Contemporary instances illustrate the instrument's range. The United Nations Assistance Mission in Afghanistan (UNAMA), established by Security Council Resolution 1401 (2002), operated under a SOMA concluded with Kabul that survived successive political transitions, including the August 2021 Taliban takeover, after which the de facto authorities accepted continuity of the agreement's terms. The United Nations Assistance Mission for Iraq (UNAMI), authorised by Resolution 1500 (2003), functions under a SOMA with Baghdad. The United Nations Support Mission in Libya (UNSMIL), the United Nations Verification Mission in Colombia, and the United Nations Integrated Transition Assistance Mission in Sudan (UNITAMS, established by Resolution 2524 (2020) and terminated in 2023 at Khartoum's request) each negotiated SOMAs with their respective host ministries of foreign affairs.
The SOMA must be distinguished from the Status of Forces Agreement (SOFA), which governs uniformed peacekeeping operations such as MINUSMA in Mali or MONUSCO in the Democratic Republic of the Congo, and which incorporates command-and-control, criminal jurisdiction, and use-of-force provisions absent from a SOMA. It is also distinct from a host country agreement, which regulates a permanent UN headquarters installation — such as the 1947 UN Headquarters Agreement with the United States or the 1946 Interim Arrangement with Switzerland — and from a country-specific cooperation framework concluded by a UN agency such as UNDP or UNICEF under its own basic agreement. Where a mission contains both civilian and military components, practice has been to conclude a SOFA covering the whole operation, with the SOMA template reserved for purely civilian deployments.
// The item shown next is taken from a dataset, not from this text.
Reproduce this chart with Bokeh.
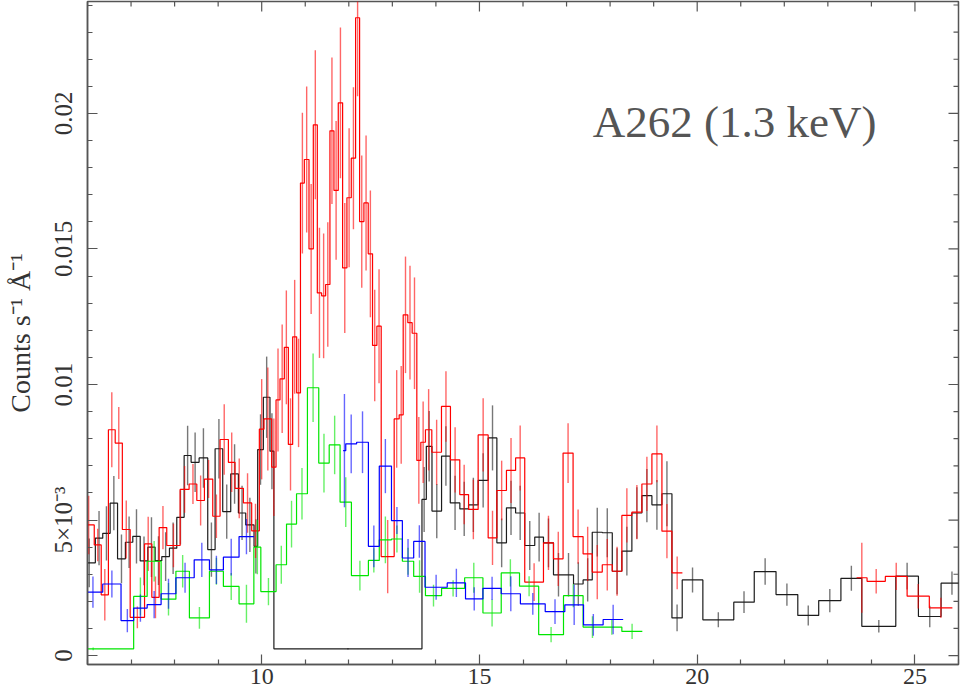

Edge cases recur. Non-state actors controlling territory — the Taliban in Afghanistan after 2021, the Houthi authorities in Sana'a, or transitional military councils following coups in Niger and Burkina Faso — pose the question whether a SOMA concluded with a prior government binds the successor. UN practice, grounded in the principle of continuity of obligations under customary international law, has been to treat the agreement as remaining in force pending renegotiation. Host states have occasionally invoked alleged breaches to expel mission personnel: Khartoum declared the SRSG of UNITAMS persona non grata in 2022, and Bamako required MINUSMA's withdrawal in 2023. The waiver of immunity for mission staff suspected of serious offences, exercised solely by the Secretary-General under Section 20 of the General Convention, remains a periodic friction point with national prosecutors.
For the practitioner, the SOMA is the operational charter that determines whether political officers can enter conflict zones without visas, whether UN vehicles cross checkpoints unsearched, whether local prosecutors may detain national staff, and whether mission radios may operate on protected frequencies. Desk officers in capitals reviewing host-country compliance, legal advisers handling claims by third parties, and journalists assessing the room for manoeuvre of a UN envoy should read the SOMA before the mandate resolution: the resolution defines what the mission is asked to do, but the SOMA defines what, on the ground, it is legally permitted to do.
Example
In April 2002, following Security Council Resolution 1401, the United Nations concluded a Status of Mission Agreement with the Afghan Interim Administration governing the deployment of UNAMA in Kabul.